Friday, October 1, 2010

Broken.

So, I've never been much of the "blogger" but I've recently rediscovered my love for writing and journaling. I was going through some old books of mine and found some of my journals from years past and saw all that God did in my life and all that He's brought me through. I've never really been into the whole online blog scene but I realized, this is a way for the people in my life that love me and care about me the most to see what the Lord is doing in my life. I've always found that when I start going off course, I stop journaling so, this will also help in keeping me accountable.


God has been doing some incredible things in my life these last couple of months. I've had some really hard lessons to learn but it's all been well worth it. I am so thankful for all that He's been teaching me; it hasn't been easy by any means but I feel like I'll come out of this valley a better me.


I'm going through several Bible studies right now that are all teaching me very different lessons as well as different things about myself. It's hard to look yourself in the eye and exam your heart and see all of ugliness that is you but I think that it's all very good for me. I've lived my life wanting others to poor their lives and energy into me while I give nothing back and that's not what the Christian life is about. Jesus came to serve, not to be served.

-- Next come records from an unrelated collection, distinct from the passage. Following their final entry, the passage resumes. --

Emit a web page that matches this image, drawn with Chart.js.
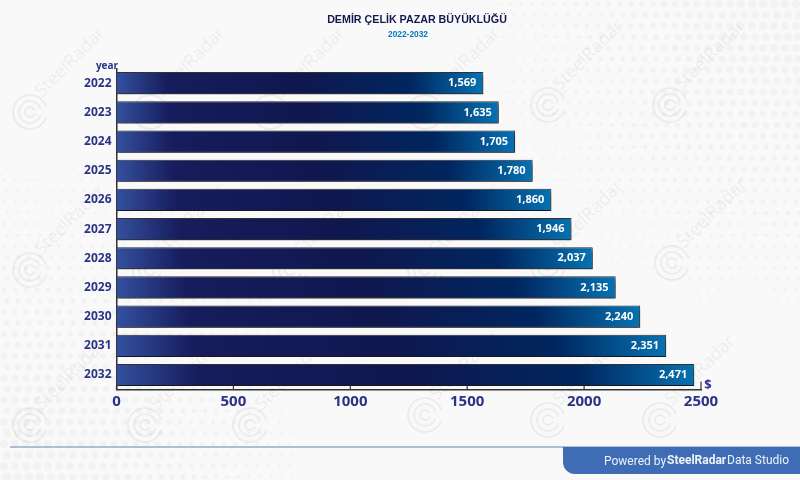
<!DOCTYPE html>
<html>
<head>
<meta charset="utf-8">
<title>Demir Çelik Pazar Büyüklüğü</title>
<script src="https://cdn.jsdelivr.net/npm/chart.js@4"></script>
<style>
  html, body { margin: 0; padding: 0; background: #f9f9f9; }
  canvas { display: block; }
</style>
</head>
<body>
<canvas id="marketSize" width="800" height="480"></canvas>
<script>
const years = ['2022', '2023', '2024', '2025', '2026', '2027', '2028', '2029', '2030', '2031', '2032'];
const marketValues = [1569, 1635, 1705, 1780, 1860, 1946, 2037, 2135, 2240, 2351, 2471];
const xTicks = [0, 500, 1000, 1500, 2000, 2500];

const navy = '#2b3385';

// marcas de agua del fondo
const watermarks = [[30, 112], [150, 112], [270, 112], [425, 112], [548, 105], [670, 105],
  [30, 270], [150, 270], [290, 270], [425, 270], [548, 265], [672, 263],
  [30, 425], [145, 425], [250, 425], [425, 415], [548, 420], [660, 420]];

const background = {
  id: 'background',
  beforeDraw(chart) {
    const c = chart.ctx;
    c.save();
    c.fillStyle = '#f9f9f9';
    c.fillRect(0, 0, 800, 480);

    // puntos arriba a la derecha y abajo a la izquierda
    c.fillStyle = '#f2f2f2';
    for (let x = 4; x < 800; x += 11) {
      for (let y = 4; y < 480; y += 11) {
        const topRight = Math.max(0, 1 - Math.hypot(800 - x, y) / 420);
        const botLeft = Math.max(0, 1 - Math.hypot(x, 480 - y) / 420);
        const r = Math.max(topRight, botLeft) * 4.5;
        if (r > 0.5) {
          c.beginPath();
          c.arc(x + (y % 2) * 3, y, r, 0, Math.PI * 2);
          c.fill();
        }
      }
    }

    c.strokeStyle = 'rgba(0,0,0,0.05)';
    c.fillStyle = 'rgba(0,0,0,0.05)';
    c.font = '18px "Open Sans"';
    c.lineWidth = 2;
    watermarks.forEach(([x, y]) => {
      [17, 11, 5].forEach(r => {
        c.beginPath();
        c.arc(x, y, r, 0.3, Math.PI * 1.9);
        c.stroke();
      });
      c.save();
      c.translate(x + 12, y - 14);
      c.rotate(-Math.PI / 4);
      c.fillText('SteelRadar', 0, 0);
      c.restore();
    });
    c.restore();
  }
};

const barShadow = {
  id: 'barShadow',
  beforeDatasetDraw(chart) {
    const c = chart.ctx;
    c.save();
    c.shadowColor = 'rgba(0,0,0,0.6)';
    c.shadowBlur = 4;
    c.shadowOffsetX = 1;
    c.shadowOffsetY = 3;
  },
  afterDatasetDraw(chart) {
    chart.ctx.restore();
  }
};

const annotations = {
  id: 'annotations',
  afterDraw(chart) {
    const c = chart.ctx;
    const x = chart.scales.x;
    const bottom = chart.chartArea.bottom;
    c.save();

    // marcas del eje hacia adentro
    c.strokeStyle = '#333';
    c.lineWidth = 1.2;
    x.ticks.forEach((t, i) => {
      const px = x.getPixelForTick(i);
      const last = i === x.ticks.length - 1;
      c.beginPath();
      c.moveTo(px, bottom);
      c.lineTo(px, bottom - (last ? 8 : 4));
      c.stroke();
    });

    // valores
    c.fillStyle = '#fff';
    c.font = 'bold 11px "Open Sans"';
    c.textAlign = 'right';
    c.textBaseline = 'middle';
    chart.getDatasetMeta(0).data.forEach((bar, i) => {
      c.fillText(marketValues[i].toLocaleString('en-US'), bar.x - 7, bar.y);
    });

    // textos
    c.textAlign = 'center';
    c.fillStyle = '#15184f';
    c.font = 'bold 10.7px "Liberation Sans"';
    c.fillText('DEMİR ÇELİK PAZAR BÜYÜKLÜĞÜ', 417, 20);
    c.fillStyle = '#0a78bd';
    c.font = 'bold 8.4px "Liberation Sans"';
    c.fillText('2022-2032', 408, 35);

    c.fillStyle = navy;
    c.font = 'bold 10px "Open Sans"';
    c.fillText('year', 107, 66);
    c.font = 'bold 13px "Open Sans"';
    c.fillText('$', 708, 385);

    // pie
    c.strokeStyle = '#5f86b5';
    c.lineWidth = 1;
    c.beginPath();
    c.moveTo(10, 447);
    c.lineTo(800, 447);
    c.stroke();
    c.fillStyle = '#3f6db5';
    c.beginPath();
    c.roundRect(563, 447, 240, 27, [0, 0, 0, 12]);
    c.fill();
    c.fillStyle = '#eef2f8';
    c.textAlign = 'left';
    c.font = '12px Roboto';
    c.fillText('Powered by', 604, 462);
    c.font = 'bold 12px Roboto';
    c.fillText('SteelRadar', 667, 461);
    c.font = '12px Roboto';
    c.fillText('Data Studio', 727, 461);
    c.restore();
  }
};

function barGradient(ctx) {
  const chart = ctx.chart;
  if (!chart.chartArea) return '#10174f';
  const x = chart.scales.x;
  const g = chart.ctx.createLinearGradient(x.getPixelForValue(0), 0, x.getPixelForValue(ctx.raw), 0);
  g.addColorStop(0, '#34509f');
  g.addColorStop(0.14, '#171c5c');
  g.addColorStop(0.5, '#10174f');
  g.addColorStop(0.8, '#00265f');
  g.addColorStop(1, '#0672b2');
  return g;
}

new Chart(document.getElementById('marketSize'), {
  type: 'bar',
  data: {
    labels: years,
    datasets: [{
      data: marketValues,
      backgroundColor: barGradient,
      borderColor: '#333',
      borderWidth: 1,
      barPercentage: 0.76,
      categoryPercentage: 1
    }]
  },
  options: {
    indexAxis: 'y',
    responsive: false,
    animation: false,
    layout: { padding: { top: 68.6, right: 99, left: 0, bottom: 0 } },
    plugins: {
      legend: { display: false },
      title: { display: false },
      tooltip: { enabled: false }
    },
    scales: {
      x: {
        min: 0,
        max: 2500,
        afterBuildTicks(scale) {
          scale.ticks = xTicks.map(v => ({ value: v }));
        },
        afterFit(scale) { scale.height = 90.4; },
        grid: { display: false, drawTicks: false },
        border: { color: '#333', width: 1.5 },
        ticks: {
          color: navy,
          padding: 3,
          maxRotation: 0,
          callback: value => String(value),
          font: { family: 'Open Sans', size: 15, weight: 'bold' }
        }
      },
      y: {
        afterFit(scale) { scale.width = 116.5; },
        grid: { display: false, drawTicks: false },
        border: { color: '#333', width: 1.5 },
        ticks: {
          color: navy,
          padding: 5,
          font: { family: 'Open Sans', size: 12, weight: 'bold' }
        }
      }
    }
  },
  plugins: [background, barShadow, annotations]
});
</script>
</body>
</html>
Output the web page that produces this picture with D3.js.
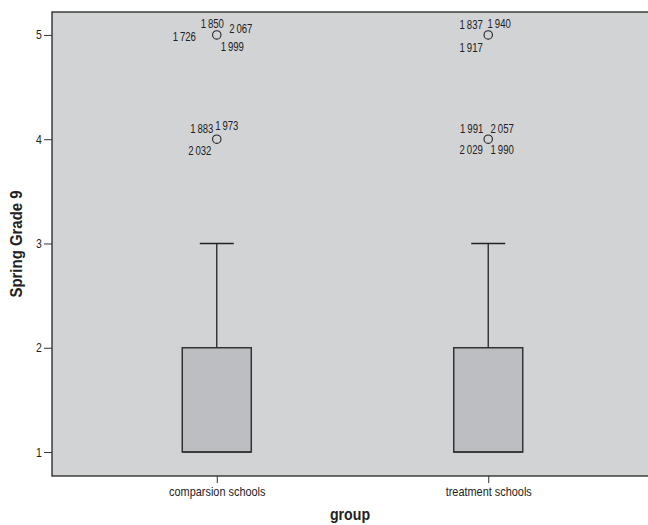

I'm going through a book that I've gone through at least, AT LEAST, 5 times; Lady in Waiting. In the waiting periods of a woman's life, we should be cultivating a love relationship with Jesus instead of focusing on finding Mr. Right. In the preface it states, "Lady in Waiting is not about finding the right man, but being the right woman...She recklessly abandons herself to the Lordship of Christ, diligently uses her single days, trusts God with unwavering faith, demonstrates virtue in daily life, loves God with undistracted devotion, stands for physical and emotional purity, lives in security, responds to life with contentment, makes choices based on her convictions, and waits patiently for God to meet her needs." This is the woman that I am DAILY striving to be.


Just as the woman in Mark 14, I am breaking my alabaster box in the presence of the only One that can make my dreams come true. I am giving the Lord all of my selfish hopes, dreams, and desires. It's a new and exciting adventure but I am finding comfort, healing, direction, and purpose for the first time!